As Siam Sam mentions, Vidal and Jackie are quasi-related by marriage; both were the children of relatively penniless but aristocratic divorced mothers who married millionaire Hugh Auchincloss and both had a sort of “outsider looking in” upbringing on the rim of great wealth, and their relationship gained him access to Camelot. He and JFK (according to Gore) were good friends for a time in the late 50s when Gore was canvasing for JFK and entertaining his own political aspirations (he ran for Congress a couple of times but never won election).
At some point there was a falling out between Gore and JFK. Gore is a self-admitted lush and in his memoir he tells stories about being present when Tennessee Williams drunkenly made suggestive talk about and to JFK at a White House function (in his memoir Gore always shines of course) and his all around snootiness and bitchiness probably had something to do with any falling out. Anyway, it reached climax when “something happened” at a 1961 dinner party where Gore and Bobby almost came to a fight. There are many versions, but this barebones one is from an obituary of George Plimpton:
JFK of course backed RFK (though I’m guessing it wasn’t that huge a deal to him- by some accounts he actually was more upset by the Bay of Pigs than by losing Gore Vidal’s sweet and gentle friendship) and Gore was sent to dwell in the land east of Camelot (i.e.
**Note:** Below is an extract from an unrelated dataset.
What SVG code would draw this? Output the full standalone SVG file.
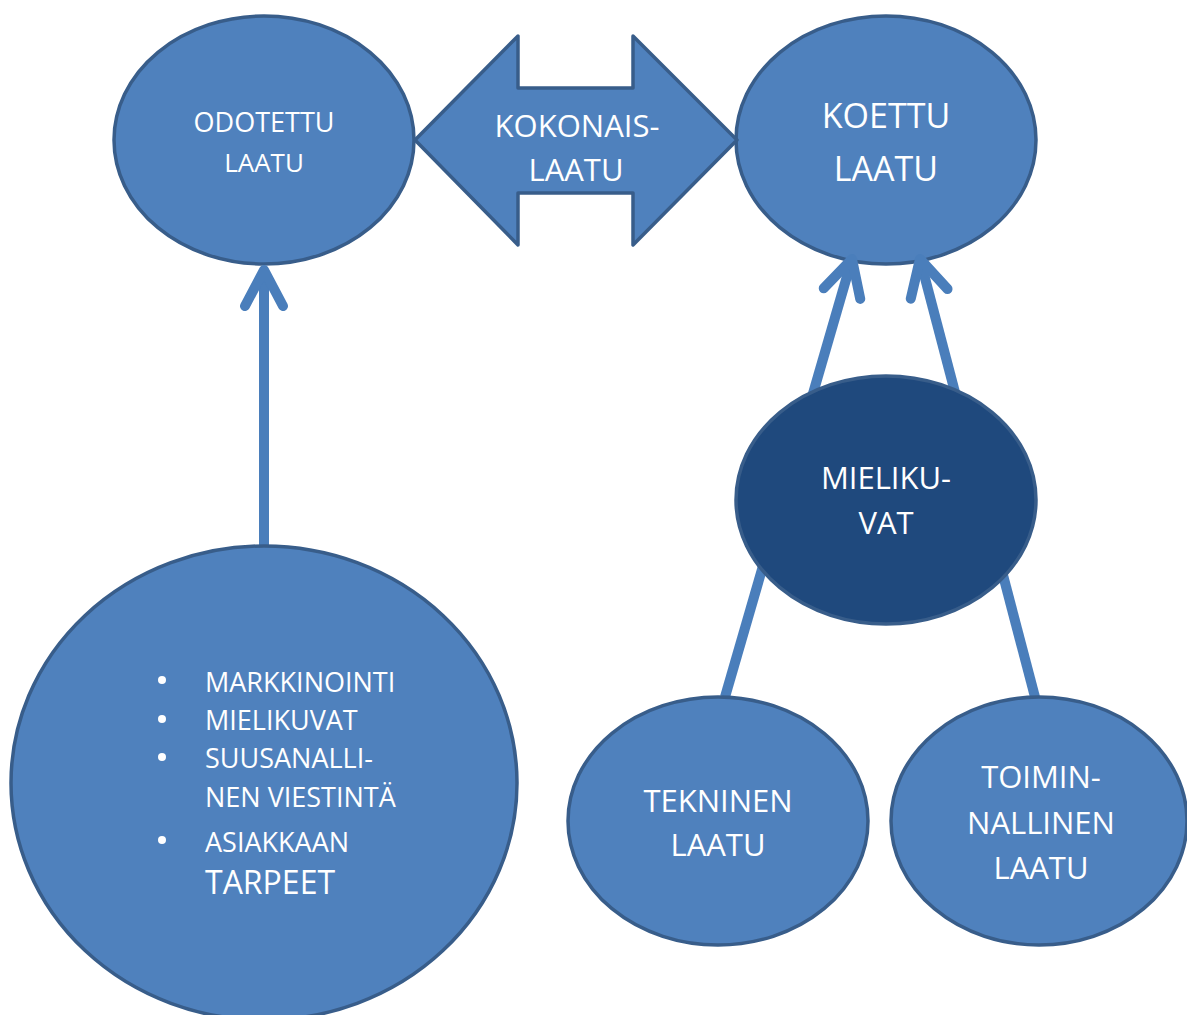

Italy).
Bringing it back to Heston, Vidal’s feud with him came over the supposed gay subtext of Ben Hur. Vidal is known to have worked on the screenplay to the movie, though exactly how much he wrote is a matter of serious disagreement, and claims to have made a not-for-film backstory in which Messala and Ben Hur former teen lovers with Messala (Stephen Boyd) wanting to renew the affair as adults and Judah spurning him. Per Vidal, Boyd was in on the tweak and agreed that for the first time the plot made sense, but all were informed never to inform Heston, who in later years blasted Vidal’s account in interviews and his autobio. (Vidal is not listed in the credits of Ben Hur and many, including Heston, claim he contributed very little if anything that was actually used in the script.)
Vidal is notoriously litigious and sued Capote and Mailer and others who slammed his writing or his accuracy. The fact he never sued Heston probably has much to do with the fact that Vidal was used to picking on men like Capote (who was always overspending himself in an attempt to keep up with the jet-set) and Mailer (who had 182 ex-wives, children, young girlfriends, and agents to support) and non-celebrity journalists and reviewers (he’s sued them to for various reasons), Heston was very rich and very well liked and could easily have afforded both attorney’s fees and aggravation of a lawsuit and his reputation would not have suffered in the least, but I think it also lends a bit of credence to Chuck’s version of the story. I think Vidal probably told his own gay version (though he has never admitted he’s gay- he’s one of those bisexuals who just doesn’t like sex with women) so often that he believes it but its truth content is probably blown out of all proportion.
Probably in a bar getting drunk while waiting for a meeting with his lawyer to sue a critic who described one of his utterly lifeless and bitchy novels bitchy and utterly lifeless.